The article also took great pains to point out that no one in Kingstree played golf, making it appear as if the campers were randomly building a golf course that no one would use. No mention was made of the reasons why the Kiwanis club had started the golf course project. The article quoted "one disgruntled veteran," who said, "Hell, I'll bet there ain't a whole bag of them golf clubs in forty miles of this tank town."

The campers were incensed by the Times article, and they wrote a letter to the editor, refuting each statement made in the story. The letter noted that women and children from Kingstree often came to the camp to eat with the campers and to provide entertainment by singing for them. Businessmen from the area were making monetary contributions toward the upkeep of the camp, the letter said.

However, the government announced that three of the FERA camps in South Carolina would close in September 1935, with veterans who were still homeless and unable to fend for themselves entering the Civilian Conservation Corps. The Kingstree Camp remained open to house those veterans who, for whatever reason, could not or would not enter the CCC. These remaining vets would be paid $1 to $3 a week instead of the $30 a month.

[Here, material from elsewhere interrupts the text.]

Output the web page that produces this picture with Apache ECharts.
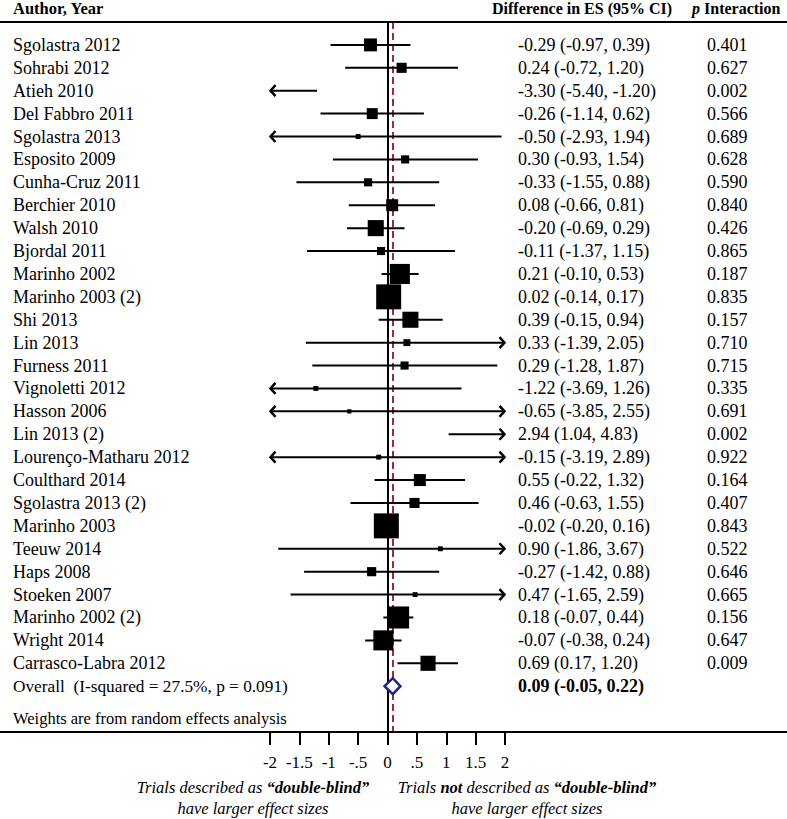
<!DOCTYPE html>
<html>
<head>
<meta charset="utf-8">
<script src="https://cdn.jsdelivr.net/npm/echarts@6/dist/echarts.min.js"></script>
<style>
html,body{margin:0;padding:0;background:#fff;}
#chart{width:787px;height:819px;}
</style>
</head>
<body>
<div id="chart"></div>
<script>
// ---------- DATA ----------
const studies = ["Sgolastra 2012","Sohrabi 2012","Atieh 2010","Del Fabbro 2011","Sgolastra 2013","Esposito 2009","Cunha-Cruz 2011","Berchier 2010","Walsh 2010","Bjordal 2011","Marinho 2002","Marinho 2003 (2)","Shi 2013","Lin 2013","Furness 2011","Vignoletti 2012","Hasson 2006","Lin 2013 (2)","Lourenço-Matharu 2012","Coulthard 2014","Sgolastra 2013 (2)","Marinho 2003","Teeuw 2014","Haps 2008","Stoeken 2007","Marinho 2002 (2)","Wright 2014","Carrasco-Labra 2012"];
const es    = [-0.29,0.24,-3.30,-0.26,-0.50,0.30,-0.33,0.08,-0.20,-0.11,0.21,0.02,0.39,0.33,0.29,-1.22,-0.65,2.94,-0.15,0.55,0.46,-0.02,0.90,-0.27,0.47,0.18,-0.07,0.69];
const ciLow = [-0.97,-0.72,-5.40,-1.14,-2.93,-0.93,-1.55,-0.66,-0.69,-1.37,-0.10,-0.14,-0.15,-1.39,-1.28,-3.69,-3.85,1.04,-3.19,-0.22,-0.63,-0.20,-1.86,-1.42,-1.65,-0.07,-0.38,0.17];
const ciHigh= [0.39,1.20,-1.20,0.62,1.94,1.54,0.88,0.81,0.29,1.15,0.53,0.17,0.94,2.05,1.87,1.26,2.55,4.83,2.89,1.32,1.55,0.16,3.67,0.88,2.59,0.44,0.24,1.20];
const pInteraction = [0.401,0.627,0.002,0.566,0.689,0.628,0.590,0.840,0.426,0.865,0.187,0.835,0.157,0.710,0.715,0.335,0.691,0.002,0.922,0.164,0.407,0.843,0.522,0.646,0.665,0.156,0.647,0.009];
// estimated relative study weights (random effects)
const weights = [2.8,1.7,0.3,2.0,0.4,1.1,1.1,2.4,4.3,1.1,6.7,10.4,4.3,0.8,1.1,0.4,0.3,0.3,0.4,2.4,1.7,10.4,0.4,1.4,0.4,8.1,6.7,3.8];
const overallLabel = "Overall  (I-squared = 27.5%, p = 0.091)";
const overall = {es:0.09, lo:-0.05, hi:0.22};
const tickValues = [-2,-1.5,-1,-0.5,0,0.5,1,1.5,2];
const tickLabels = ["-2","-1.5","-1","-.5","0",".5","1","1.5","2"];

// ---------- CHART ----------
const FONT = "'Liberation Serif','Times New Roman',serif";
const X_MIN = -2, X_MAX = 2;
const Y_MIN = -1, Y_MAX = 30;
const nRows = studies.length;
const overallRow = nRows;

const fmt = (v,d)=>v.toFixed(d);
const esText = studies.map((s,i)=>fmt(es[i],2)+" ("+fmt(ciLow[i],2)+", "+fmt(ciHigh[i],2)+")");
const overallText = fmt(overall.es,2)+" ("+fmt(overall.lo,2)+", "+fmt(overall.hi,2)+")";

const chart = echarts.init(document.getElementById('chart'), null, {renderer:'svg'});

const yBase = {
  type:'value', min:Y_MIN, max:Y_MAX, interval:1, inverse:true,
  axisLine:{show:false, onZero:false}, axisTick:{show:false}, splitLine:{show:false}
};

const ciData = studies.map((s,i)=>[i, ciLow[i], ciHigh[i]]);
const ptData = studies.map((s,i)=>({value:[es[i], i], symbolSize: 7.75*Math.sqrt(weights[i])}));
const tickLabelData = tickValues.map((v,i)=>[v, Y_MAX, i]);

function renderCI(params, api){
  const row = api.value(0), lo = api.value(1), hi = api.value(2);
  const a = Math.max(lo, X_MIN), b = Math.min(hi, X_MAX);
  if (b < X_MIN || a > X_MAX) return;
  const p1 = api.coord([a, row]), p2 = api.coord([b, row]);
  const st = {stroke:'#000', lineWidth:2, fill:null};
  const children = [{type:'line', shape:{x1:p1[0],y1:p1[1],x2:p2[0],y2:p2[1]}, style:st}];
  if (lo < X_MIN) children.push({type:'polyline', shape:{points:[[p1[0]+5.5,p1[1]-5.5],[p1[0]+0.5,p1[1]],[p1[0]+5.5,p1[1]+5.5]]}, style:{stroke:'#000',lineWidth:2.5,fill:null}});
  if (hi > X_MAX) children.push({type:'polyline', shape:{points:[[p2[0]-5.5,p2[1]-5.5],[p2[0]-0.5,p2[1]],[p2[0]-5.5,p2[1]+5.5]]}, style:{stroke:'#000',lineWidth:2.5,fill:null}});
  return {type:'group', children};
}

function renderDiamond(params, api){
  const row = api.value(0);
  const c = api.coord([api.value(1), row]);
  const l = api.coord([api.value(2), row]);
  const r = api.coord([api.value(3), row]);
  return {type:'polygon', shape:{points:[[l[0],c[1]],[c[0],c[1]-8],[r[0],c[1]],[c[0],c[1]+8]]},
    style:{fill:'#fff', stroke:'#1c2389', lineWidth:2.5}};
}

function renderTickLabel(params, api){
  const p = api.coord([api.value(0), api.value(1)]);
  return {type:'text', x:p[0], y:p[1]+30,
    style:{text:tickLabels[api.value(2)], font:"17px "+FONT, fill:'#000', align:'center', verticalAlign:'middle'}};
}

const option = {
  backgroundColor:'#fff',
  animation:false,
  grid:{left:270, width:235, top:22, height:710, outerBoundsMode:'none', containLabel:false},
  xAxis:{
    type:'value', min:X_MIN, max:X_MAX, interval:0.5, position:'bottom',
    axisLine:{show:false, onZero:false},
    axisTick:{show:true, inside:false, length:13, lineStyle:{color:'#000', width:2}},
    splitLine:{show:false},
    axisLabel:{show:false}
  },
  yAxis:[
    Object.assign({}, yBase, {position:'left',
      axisLabel:{align:'left', margin:257, color:'#000', fontFamily:FONT, fontSize:18,
        formatter:v=>v>=0&&v<nRows?studies[v]:(v===overallRow?'{o|'+overallLabel+'}':''),
        rich:{o:{fontFamily:FONT, fontSize:17.3, color:'#000'}}}}),
    Object.assign({}, yBase, {position:'right', offset:0,
      axisLabel:{align:'left', margin:13, color:'#000', fontFamily:FONT, fontSize:18,
        formatter:v=>v>=0&&v<nRows?esText[v]:(v===overallRow?'{b|'+overallText+'}':''),
        rich:{b:{fontWeight:'bold', fontFamily:FONT, fontSize:18, color:'#000'}}}}),
    Object.assign({}, yBase, {position:'right', offset:189,
      axisLabel:{align:'left', margin:13, color:'#000', fontFamily:FONT, fontSize:18,
        formatter:v=>v>=0&&v<nRows?fmt(pInteraction[v],3):''}})
  ],
  series:[
    {type:'custom', name:'ci', renderItem:renderCI, data:ciData, encode:{x:[1,2], y:0}, z:2, clip:false,
      markLine:{silent:true, symbol:'none', label:{show:false}, z:1,
        data:[
          {xAxis:0, lineStyle:{color:'#000', width:2, type:'solid', opacity:1}},
          {xAxis:overall.es, lineStyle:{color:'#9c2b3c', width:2, type:[7,4], opacity:1}}
        ]}},
    {type:'scatter', name:'es', symbol:'rect', data:ptData, itemStyle:{color:'#000', opacity:1}, z:3, clip:true},
    {type:'custom', name:'overall', renderItem:renderDiamond, data:[[overallRow, overall.es, overall.lo, overall.hi]], encode:{x:[1,2,3], y:0}, z:4},
    {type:'custom', name:'ticklabels', renderItem:renderTickLabel, data:tickLabelData, encode:{x:0, y:1}, z:5, clip:false, silent:true}
  ],
  graphic:[
    {type:'line', shape:{x1:0,y1:22,x2:787,y2:22}, style:{stroke:'#000', lineWidth:2}, z:10},
    {type:'line', shape:{x1:0,y1:732,x2:787,y2:732}, style:{stroke:'#000', lineWidth:2}, z:10},
    {type:'text', left:13, top:0, style:{text:'Author, Year', font:"bold 16.5px "+FONT, fill:'#000'}},
    {type:'text', left:492, top:0, style:{text:'Difference in ES (95% CI)', font:"bold 16px "+FONT, fill:'#000'}},
    {type:'text', left:692, top:0, style:{text:'{i|p} Interaction', font:"bold 16px "+FONT, fill:'#000',
      rich:{i:{fontStyle:'italic', fontWeight:'bold', fontSize:16, fontFamily:FONT}}}},
    {type:'text', left:13, top:710, style:{text:'Weights are from random effects analysis', font:"16.5px "+FONT, fill:'#000'}},
    {type:'text', x:253, y:787, style:{text:'Trials described as {b|“double-blind”}', font:"italic 16.5px "+FONT, fill:'#000', align:'center', verticalAlign:'middle',
      rich:{b:{fontStyle:'italic', fontWeight:'bold', fontSize:16.5, fontFamily:FONT}}}},
    {type:'text', x:253, y:808, style:{text:'have larger effect sizes', font:"italic 16.5px "+FONT, fill:'#000', align:'center', verticalAlign:'middle'}},
    {type:'text', x:527, y:787, style:{text:'Trials {b|not} described as {b|“double-blind”}', font:"italic 16.5px "+FONT, fill:'#000', align:'center', verticalAlign:'middle',
      rich:{b:{fontStyle:'italic', fontWeight:'bold', fontSize:16.5, fontFamily:FONT}}}},
    {type:'text', x:527, y:808, style:{text:'have larger effect sizes', font:"italic 16.5px "+FONT, fill:'#000', align:'center', verticalAlign:'middle'}}
  ]
};
chart.setOption(option);
</script>
</body>
</html>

Looking across one of the original nine holes at the Swamp Fox Golf Club today.

To make a long and convoluted story shorter, the golf course was completed, and in November 1935, the course's board of directors hired Jack Hitchcock to serve as the course professional. A native of Toronto, Canada, he had been the course pro at Charlottetown Course on Prince Edward Island before coming to Kingstree. When he moved here, he initially stayed with Howard and Agnes Hadden at Springbank. As for the Bonus Army, the United States finally paid the World War veterans their bonus in 1936. The Bonus Army is a little remembered story from U.S. history. If anyone is interested in learning more about the Bonus Army, you might want to read The Bonus Army: An American Epic by Paul Dickson and Thomas B. Allen. Several paragraphs in the book are devoted to Camp Williamsburg and Kingstree.

UPDATE:  The November 7, 2018, post about jazz bandleader Amos White recently elicited a comment from Steven Fiche, who is helping Amos White's grandson,  Dr. Eddie "Snakepit" Edwards build a website on which to archive his music, videos, and art. In the Gallery on the website, you will find a picture of a much older Amos White with his grandson, Eddie, who is a saxophonist.

2 comments:

Anonymous said...

That’s a fascinating story. Thank you so much for all your research which it required.
I was about 6 yr old in Kingstree during that time. Many thanks again.
Fran

Beezie a Jarrett said...

Very interesting, never knew the history of the golf course. Thanks for your research and knowledgeable article.